AI-Powered Travel: How Airlines Are Reducing Delays in 2026

AI-Powered Travel: How Airlines Are Reducing Delays in 2026

For decades, flight disruptions have been treated as an expensive, unavoidable cost of doing business in the aviation industry. When a thunderstorm hit a major hub or a mechanical part failed unexpectedly, a chaotic domino effect inevitably rippled across the global network, leaving flight crews stranded, airplanes misplaced, and thousands of travelers trapped in agonizing terminal queues.

But in 2026, the aviation industry is undergoing a quiet, data-driven revolution. Airlines are moving aggressively away from a reactive stance and embracing a predictive one. Driven by massive leaps in agentic AI, multimodal machine learning models, and integrated operations platforms, carriers are fundamentally changing how they manage airspace, predict maintenance, and handle schedule disruptions.

Here is how AI-powered travel is actively dismantling the core causes of flight delays in 2026.

Breaking the Chain: Simultaneous Disruption Management

Historically, when an emergency or weather event forced a flight cancellation, airline Operations Control Centers (OCCs) had to solve the resulting puzzle sequentially. First, they would reassign the physical aircraft. Next, they would hunt for a legal crew that hadn’t timed out on duty hours. Finally, they would pass the problem to passenger services to begin rebooking travelers. Each isolated step took time, often creating new problems down the line.

In 2026, tech giants and aviation software firms are destroying this legacy bottleneck. A prime example is global transport IT provider SITA’s recent acquisition of Big Blue Analytics and its OCC Assistant Manager (OCCam) platform.

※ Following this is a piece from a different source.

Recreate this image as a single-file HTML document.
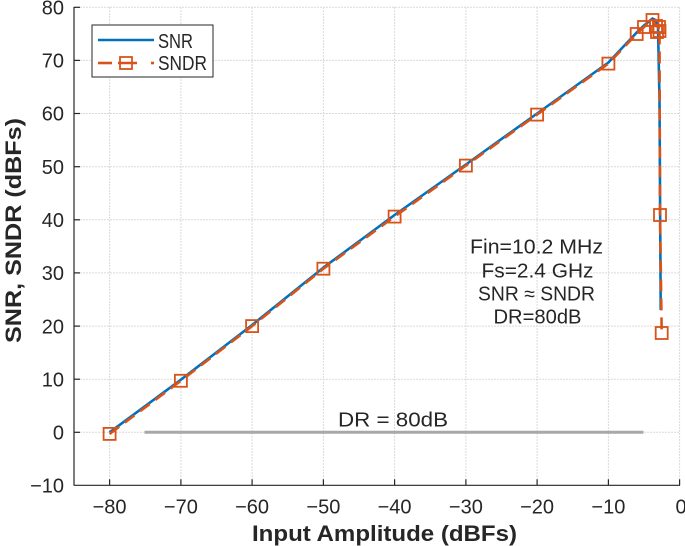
<!DOCTYPE html>
<html><head><meta charset="utf-8"><style>
html,body{margin:0;padding:0;background:#fff;}
svg{display:block;}
text{font-family:"Liberation Sans",sans-serif;fill:#262626;}
</style></head><body>
<svg width="685" height="546" viewBox="0 0 685 546" xmlns="http://www.w3.org/2000/svg">
<rect width="685" height="546" fill="#fff"/>
<!-- grid -->
<g stroke="#dadada" stroke-width="1" stroke-dasharray="2 1">
<line x1="109.6" y1="7" x2="109.6" y2="485"/>
<line x1="180.9" y1="7" x2="180.9" y2="485"/>
<line x1="252.1" y1="7" x2="252.1" y2="485"/>
<line x1="323.4" y1="7" x2="323.4" y2="485"/>
<line x1="394.6" y1="7" x2="394.6" y2="485"/>
<line x1="465.9" y1="7" x2="465.9" y2="485"/>
<line x1="537.1" y1="7" x2="537.1" y2="485"/>
<line x1="608.4" y1="7" x2="608.4" y2="485"/>
<line x1="679.6" y1="7" x2="679.6" y2="485"/>
<line x1="74" y1="7.3" x2="680" y2="7.3"/>
<line x1="74" y1="60.4" x2="680" y2="60.4"/>
<line x1="74" y1="113.5" x2="680" y2="113.5"/>
<line x1="74" y1="166.7" x2="680" y2="166.7"/>
<line x1="74" y1="219.8" x2="680" y2="219.8"/>
<line x1="74" y1="272.9" x2="680" y2="272.9"/>
<line x1="74" y1="326.1" x2="680" y2="326.1"/>
<line x1="74" y1="379.2" x2="680" y2="379.2"/>
<line x1="74" y1="432.3" x2="680" y2="432.3"/>
</g>
<!-- axes -->
<g stroke="#262626" stroke-width="1.2" fill="none">
<line x1="74" y1="7" x2="74" y2="485.5"/>
<line x1="74" y1="485.3" x2="680" y2="485.3"/>
<line x1="74" y1="7.3" x2="80" y2="7.3"/>
<line x1="74" y1="60.4" x2="80" y2="60.4"/>
<line x1="74" y1="113.5" x2="80" y2="113.5"/>
<line x1="74" y1="166.7" x2="80" y2="166.7"/>
<line x1="74" y1="219.8" x2="80" y2="219.8"/>
<line x1="74" y1="272.9" x2="80" y2="272.9"/>
<line x1="74" y1="326.1" x2="80" y2="326.1"/>
<line x1="74" y1="379.2" x2="80" y2="379.2"/>
<line x1="74" y1="432.3" x2="80" y2="432.3"/>
<line x1="109.6" y1="485.3" x2="109.6" y2="479.3"/>
<line x1="180.9" y1="485.3" x2="180.9" y2="479.3"/>
<line x1="252.1" y1="485.3" x2="252.1" y2="479.3"/>
<line x1="323.4" y1="485.3" x2="323.4" y2="479.3"/>
<line x1="394.6" y1="485.3" x2="394.6" y2="479.3"/>
<line x1="465.9" y1="485.3" x2="465.9" y2="479.3"/>
<line x1="537.1" y1="485.3" x2="537.1" y2="479.3"/>
<line x1="608.4" y1="485.3" x2="608.4" y2="479.3"/>
<line x1="679.6" y1="485.3" x2="679.6" y2="479.3"/>
</g>
<!-- y tick labels -->
<g font-size="20" text-anchor="end">
<text x="64" y="14.5">80</text>
<text x="64" y="67.5">70</text>
<text x="64" y="120.5">60</text>
<text x="64" y="174">50</text>
<text x="64" y="227">40</text>
<text x="64" y="280">30</text>
<text x="64" y="333.5">20</text>
<text x="64" y="386.5">10</text>
<text x="64" y="439.5">0</text>
<text x="64" y="492.5">−10</text>
</g>
<!-- x tick labels -->
<g font-size="20" text-anchor="middle">
<text x="109.6" y="513.5">−80</text>
<text x="180.9" y="513.5">−70</text>
<text x="252.1" y="513.5">−60</text>
<text x="323.4" y="513.5">−50</text>
<text x="394.6" y="513.5">−40</text>
<text x="465.9" y="513.5">−30</text>
<text x="537.1" y="513.5">−20</text>
<text x="608.4" y="513.5">−10</text>
<text x="681" y="513.5">0</text>
</g>
<!-- axis labels -->
<text x="252" y="541" font-size="22" font-weight="bold" textLength="265" lengthAdjust="spacingAndGlyphs">Input Amplitude (dBFs)</text>
<text transform="translate(21,343) rotate(-90)" x="0" y="0" font-size="22" font-weight="bold" textLength="225" lengthAdjust="spacingAndGlyphs">SNR, SNDR (dBFs)</text>
<!-- DR line -->
<line x1="144.5" y1="432.3" x2="643.5" y2="432.3" stroke="#a8a8a8" stroke-width="3"/>
<text x="338" y="426.5" font-size="20" textLength="110" lengthAdjust="spacingAndGlyphs">DR = 80dB</text>
<!-- annotation -->
<g font-size="20" text-anchor="middle">
<text x="536.5" y="253.5" textLength="133" lengthAdjust="spacingAndGlyphs">Fin=10.2 MHz</text>
<text x="537.5" y="277.5" textLength="112" lengthAdjust="spacingAndGlyphs">Fs=2.4 GHz</text>
<text x="536.5" y="300.5" textLength="117" lengthAdjust="spacingAndGlyphs">SNR ≈ SNDR</text>
<text x="537.5" y="323.5" textLength="88" lengthAdjust="spacingAndGlyphs">DR=80dB</text>
</g>
<!-- SNR -->
<polyline fill="none" stroke="#0072BD" stroke-width="2.6" stroke-linejoin="round"
points="109.6,432.3 180.9,379.7 252.1,325 323.4,267.6 394.6,215 465.9,164.5 537.1,113.5 608.4,62.5 636.7,32.5 644,25.5 652.5,18.5 655.5,20 658,27 659.5,100 660.7,310"/>
<!-- SNDR -->
<polyline fill="none" stroke="#D95319" stroke-width="2.6" stroke-dasharray="12 7" stroke-linejoin="round"
points="109.6,433.9 180.9,380.8 252.1,326.1 323.4,268.7 394.6,216.6 465.9,165.6 537.1,114.6 608.4,63.6 636.7,34 644,27 652.5,20 656,26 659,27 657,32 659.5,31 660,215 661.7,333"/>
<g fill="none" stroke="#D95319" stroke-width="1.8">
<rect x="103.6" y="427.9" width="12" height="12"/>
<rect x="174.9" y="374.8" width="12" height="12"/>
<rect x="246.1" y="320.1" width="12" height="12"/>
<rect x="317.4" y="262.7" width="12" height="12"/>
<rect x="388.6" y="210.6" width="12" height="12"/>
<rect x="459.9" y="159.6" width="12" height="12"/>
<rect x="531.1" y="108.6" width="12" height="12"/>
<rect x="602.4" y="57.6" width="12" height="12"/>
<rect x="630.7" y="28" width="12" height="12"/>
<rect x="638" y="21" width="12" height="12"/>
<rect x="646.5" y="14" width="12" height="12"/>
<rect x="650" y="20" width="12" height="12"/>
<rect x="653" y="21" width="12" height="12"/>
<rect x="651" y="26" width="12" height="12"/>
<rect x="653.5" y="25" width="12" height="12"/>
<rect x="654" y="209" width="12" height="12"/>
<rect x="655.7" y="327" width="12" height="12"/>
</g>
<!-- legend -->
<rect x="92" y="25" width="121" height="52" fill="#fff" stroke="#262626" stroke-width="1"/>
<line x1="98" y1="40" x2="154" y2="40" stroke="#0072BD" stroke-width="2.6"/>
<text x="158" y="48" font-size="20" textLength="35" lengthAdjust="spacingAndGlyphs">SNR</text>
<line x1="98" y1="63" x2="112" y2="63" stroke="#D95319" stroke-width="2.6"/>
<line x1="118" y1="63" x2="137" y2="63" stroke="#D95319" stroke-width="2.6"/>
<line x1="151" y1="63" x2="154" y2="63" stroke="#D95319" stroke-width="2.6"/>
<rect x="120" y="57" width="12" height="12" fill="none" stroke="#D95319" stroke-width="1.8"/>
<text x="158" y="70" font-size="20" textLength="49" lengthAdjust="spacingAndGlyphs">SNDR</text>
</svg>
</body></html>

Instead of sequential sorting, these advanced AI-enabled systems evaluate every single operational constraint simultaneously. The moment a disruption hits, the algorithm cross-references fleet availability, maintenance logs, pilot rest rules, and passenger connecting itineraries to generate multiple, mathematically optimized recovery plans within minutes. In live operational environments, this shift to integrated intelligence has cut airline disruption costs by up to 30%, drastically reducing the time a flight remains delayed on the tarmac.

Predictive Maintenance: Fixing Planes Before They Break

Mechanical faults account for a significant percentage of preventable primary gate delays. Traditionally, a part was replaced when it failed or during scheduled calendar intervals.

Today, aircraft are floating data centers equipped with thousands of AI-mapped sensors. Machine learning algorithms continuously analyze live engine health indicators, structural telemetry, and historic component wear patterns.

  • Early Warning Flags: The AI flags micro-deviations in component behavior long before a warning light illuminates in the cockpit.
  • Overnight Swaps: If a pump or valve shows signs of early degradation, the system triggers a preventative alert. The airline can swap the aircraft overnight, ensuring repairs take place seamlessly during scheduled down-time.
  • Protecting Morning Departures: By fixing the issue while the airport sleeps, the carrier prevents the dreaded first-wave morning departure cancellations that typically cascade through the rest of the day’s schedule.

Total Airport Management and Intelligent Air Traffic Control

The transformation isn't limited to individual airline fleets; it has completely altered airport infrastructure. Major international hubs, such as London Heathrow, have begun implementing AI-driven operation platforms (such as the AIRHART ecosystem) to achieve "Total Airport Management".

These systems act as digital twins—virtual, real-time replicas of the airport’s entire live ecosystem. By combining air traffic control variables, weather radar updates, baggage handling speeds, and runway taxi queues, the AI can simulate "what-if" scenarios. If a heavy fog bank is moving in, the platform predicts gate conflicts and taxi bottlenecks hours in advance. This allows air traffic controllers and airlines to collaborate on adjusting flight paths and spacing arrivals proactively, keeping the overall flow of traffic moving smoothly.

Seamless Passenger Self-Service Rebooking

Even with the best predictive models, severe weather and volatile operational environments will still occasionally cause disruptions. However, the way airlines handle the aftermath in 2026 has fundamentally evolved.

The era of standing in a mile-long physical line at a terminal customer service desk is drawing to a close. Modern AI agents are now embedded directly into airline consumer mobile apps. When a flight is heavily delayed or canceled, the AI immediately goes to work behind the scenes. It evaluates alternative routes, automatically holds a seat on the next available flight, and pushes a tailored notification straight to the traveler's phone.

With a single tap, passengers can accept the new route, generate a digital hotel accommodation voucher, or request a refund voucher. By managing passenger re-accommodation instantly via automation, airlines keep airport terminals clear, prevent call centers from becoming overwhelmed, and give travelers back a sense of control over their itineraries.